Hi All, I’m trying to configure an S3 bucket as a datastore. I’m following this guide: How to configure a Pandas/S3 Datasource — great_expectations documentation, but running into errors. Specifically, “If s3 returned common prefixes it may not have been able to identify desired keys”.I’m stuck on the Regex_filter part (I’m almost sure). Basic challenge is I have a prefix specified, but then under that prefix, there are 1-2 additional layers of prefixes because we’re using a hive partioning strategy.

prefix: path/to/top/
partitions: version={version}/dt={date}

Any suggestions on how to handle the partitions line above?

2 Likes

@bradleyfay I think you are right - need to tinker with the regex. It is difficult to say what the regex should be without seeing the exact directory structure and knowing which files you want be counted as batches of that data asset. As a workaround, are you sure that your use case requires configuring a BatchKwargsGenerator? If not, section 2 of this how-to guide shows how you can specify a particular file on S3 to be used in a batch.
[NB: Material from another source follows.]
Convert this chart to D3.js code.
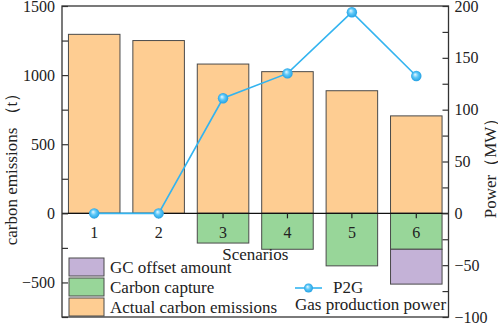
<!DOCTYPE html>
<html lang="en">
  <head>
    <meta charset="utf-8">
    <title>Carbon emissions and P2G</title>
    <style>
      body { margin: 0; background: #fff; }
      svg { display: block; }
      text { font-family: "Liberation Serif", "Times New Roman", serif; fill: #222; }
    </style>
    <script src="https://d3js.org/d3.v7.min.js"></script>
  </head>
  <body>
    <script>
    // data
    const scenarios = ["1","2","3","4","5","6"];
    const actualEmissions = [1295, 1250, 1080, 1025, 887, 705];
    const carbonCapture = [0, 0, -215, -260, -380, -260];
    const gcOffset = [0, 0, 0, 0, 0, -252];
    const p2gPower = [0, 0, 111, 135, 194, 132.5];
    const leftTicks = [-500, 0, 500, 1000, 1500];
    const rightTicks = [-100, -50, 0, 50, 100, 150, 200];

    const width = 498, height = 325;
    const box = { left: 62, right: 448.5, top: 6, bottom: 317 };

    const svg = d3.select("body")
      .append("svg")
      .attr("width", width)
      .attr("height", height);

    const x = d3.scaleBand()
      .domain(scenarios)
      .range([box.left, box.right])
      .paddingInner(0.2)
      .paddingOuter(0.1);

    const yL = d3.scaleLinear()
      .domain([-750, 1500])
      .range([box.bottom, box.top]);

    const yR = d3.scaleLinear()
      .domain([-100, 200])
      .range([box.bottom, box.top]);

    // sphere-like marker
    const grad = svg.append("defs").append("radialGradient")
      .attr("id", "ball")
      .attr("cx", "50%").attr("cy", "50%").attr("r", "55%")
      .attr("fx", "38%").attr("fy", "35%");
    grad.append("stop").attr("offset", "0%").attr("stop-color", "#e8f8ff");
    grad.append("stop").attr("offset", "45%").attr("stop-color", "#5cc8f8");
    grad.append("stop").attr("offset", "100%").attr("stop-color", "#1c9be0");

    const barStroke = "#4a4a4a";

    // actual emissions
    svg.append("g").selectAll("rect")
      .data(scenarios)
      .join("rect")
      .attr("x", d => x(d))
      .attr("width", x.bandwidth())
      .attr("y", (d, i) => yL(actualEmissions[i]))
      .attr("height", (d, i) => yL(0) - yL(actualEmissions[i]))
      .attr("fill", "#fecd92")
      .attr("stroke", barStroke)
      .attr("stroke-width", 1);

    // carbon capture
    svg.append("g").selectAll("rect")
      .data(scenarios.filter((d, i) => carbonCapture[i] < 0))
      .join("rect")
      .attr("x", d => x(d))
      .attr("width", x.bandwidth())
      .attr("y", yL(0))
      .attr("height", d => yL(carbonCapture[scenarios.indexOf(d)]) - yL(0))
      .attr("fill", "#98d699")
      .attr("stroke", barStroke)
      .attr("stroke-width", 1);

    // GC offset, stacked below capture
    svg.append("g").selectAll("rect")
      .data(scenarios.filter((d, i) => gcOffset[i] < 0))
      .join("rect")
      .attr("x", d => x(d))
      .attr("width", x.bandwidth())
      .attr("y", d => yL(carbonCapture[scenarios.indexOf(d)]))
      .attr("height", d => {
        const i = scenarios.indexOf(d);
        return yL(carbonCapture[i] + gcOffset[i]) - yL(carbonCapture[i]);
      })
      .attr("fill", "#c4b2d7")
      .attr("stroke", barStroke)
      .attr("stroke-width", 1);

    // zero line with category ticks
    svg.append("line")
      .attr("x1", box.left).attr("x2", box.right)
      .attr("y1", yL(0)).attr("y2", yL(0))
      .attr("stroke", "#111").attr("stroke-width", 1.3);

    svg.append("g").selectAll("line")
      .data(scenarios)
      .join("line")
      .attr("x1", d => x(d) + x.bandwidth() / 2)
      .attr("x2", d => x(d) + x.bandwidth() / 2)
      .attr("y1", yL(0)).attr("y2", yL(0) + 5)
      .attr("stroke", "#222").attr("stroke-width", 1.2);

    svg.append("g").selectAll("text")
      .data(scenarios)
      .join("text")
      .attr("x", d => x(d) + x.bandwidth() / 2)
      .attr("y", yL(0) + 25)
      .attr("text-anchor", "middle")
      .style("font-size", "16px")
      .text(d => d);

    svg.append("text")
      .attr("x", (box.left + box.right) / 2)
      .attr("y", 260)
      .attr("text-anchor", "middle")
      .style("font-size", "17px")
      .text("Scenarios");

    // P2G line
    const line = d3.line()
      .x((d, i) => x(scenarios[i]) + x.bandwidth() / 2)
      .y(d => yR(d));

    svg.append("path")
      .datum(p2gPower)
      .attr("fill", "none")
      .attr("stroke", "#33b4f0")
      .attr("stroke-width", 1.6)
      .attr("d", line);

    svg.append("g").selectAll("circle")
      .data(p2gPower)
      .join("circle")
      .attr("cx", (d, i) => x(scenarios[i]) + x.bandwidth() / 2)
      .attr("cy", d => yR(d))
      .attr("r", 5.2)
      .attr("fill", "url(#ball)");

    // axes (ticks pointing inward)
    const leftAxis = svg.append("g")
      .attr("transform", `translate(${box.left},0)`)
      .call(d3.axisLeft(yL).tickValues(d3.range(-750, 1501, 250)).tickSize(-6).tickFormat(""));
    leftAxis.select(".domain").remove();
    leftAxis.selectAll("line").attr("stroke", "#333").attr("stroke-width", 1.2);

    svg.append("g").selectAll("text")
      .data(leftTicks)
      .join("text")
      .attr("x", box.left - 7)
      .attr("y", d => yL(d))
      .attr("dy", "0.35em")
      .attr("text-anchor", "end")
      .style("font-size", "16px")
      .text(d => d < 0 ? "\u2212" + Math.abs(d) : d);

    const rightAxis = svg.append("g")
      .attr("transform", `translate(${box.right},0)`)
      .call(d3.axisRight(yR).tickValues(d3.range(-100, 201, 25)).tickSize(-6).tickFormat(""));
    rightAxis.select(".domain").remove();
    rightAxis.selectAll("line").attr("stroke", "#333").attr("stroke-width", 1.2);

    svg.append("g").selectAll("text")
      .data(rightTicks)
      .join("text")
      .attr("x", box.right + 6)
      .attr("y", d => yR(d))
      .attr("dy", "0.35em")
      .attr("text-anchor", "start")
      .style("font-size", "16px")
      .text(d => d < 0 ? "\u2212" + Math.abs(d) : d);

    // frame
    svg.append("rect")
      .attr("x", box.left).attr("y", box.top)
      .attr("width", box.right - box.left)
      .attr("height", box.bottom - box.top)
      .attr("fill", "none")
      .attr("stroke", "#333")
      .attr("stroke-width", 1.3);

    // axis titles
    svg.append("text")
      .attr("transform", "translate(17,165) rotate(-90)")
      .attr("text-anchor", "middle")
      .style("font-size", "17px")
      .text("carbon emissions （t）");

    svg.append("text")
      .attr("transform", "translate(496,164) rotate(-90)")
      .attr("text-anchor", "middle")
      .style("font-size", "17px")
      .text("Power（MW）");

    // legend, bars
    const legendItems = [
      { label: "GC offset amount", color: "#c4b2d7" },
      { label: "Carbon capture", color: "#98d699" },
      { label: "Actual carbon emissions", color: "#fecd92" }
    ];
    const lg = svg.append("g").attr("transform", "translate(69,258)");
    lg.selectAll("rect")
      .data(legendItems)
      .join("rect")
      .attr("x", 0)
      .attr("y", (d, i) => i * 20)
      .attr("width", 35)
      .attr("height", 18)
      .attr("fill", d => d.color)
      .attr("stroke", barStroke);
    lg.selectAll("text")
      .data(legendItems)
      .join("text")
      .attr("x", 41)
      .attr("y", (d, i) => i * 20 + 15)
      .style("font-size", "17px")
      .text(d => d.label);

    // legend, line
    svg.append("line")
      .attr("x1", 295).attr("x2", 322)
      .attr("y1", 288).attr("y2", 288)
      .attr("stroke", "#33b4f0").attr("stroke-width", 1.6);
    svg.append("circle")
      .attr("cx", 308.5).attr("cy", 288).attr("r", 4.5)
      .attr("fill", "url(#ball)");
    svg.append("text")
      .attr("x", 333).attr("y", 293)
      .style("font-size", "17px")
      .text("P2G");
    svg.append("text")
      .attr("x", 295).attr("y", 310)
      .style("font-size", "17px")
      .text("Gas production power");
    </script>
  </body>
</html>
the directory structure looks like this:

s3_bucket/pre/fix/dataset_1/version=1/dt=2021-02-01/file.parquet
s3_bucket/pre/fix/dataset_1/version=1/dt=2021-02-02/file.parquet
s3_bucket/pre/fix/dataset_2/version=1/dt=2021-02-01/file.parquet
s3_bucket/pre/fix/dataset_2/version=1/dt=2021-02-01/file.parquet

dataset_1 indicates the top level of the dataset. Version and dt are hive partitions, and the file.parquet are the files that I want to execute the expectations against. All the expectations will be written at the dataset entity level.

Based on the tutorial, i’m using this in my YAML:

assets:
  dataset_1:
    prefix: pre/fix/dataset_1/
    regex_filter: .*

I’ve also tried (.*)/(.*)/.* as regex_filter and it doesn’t work.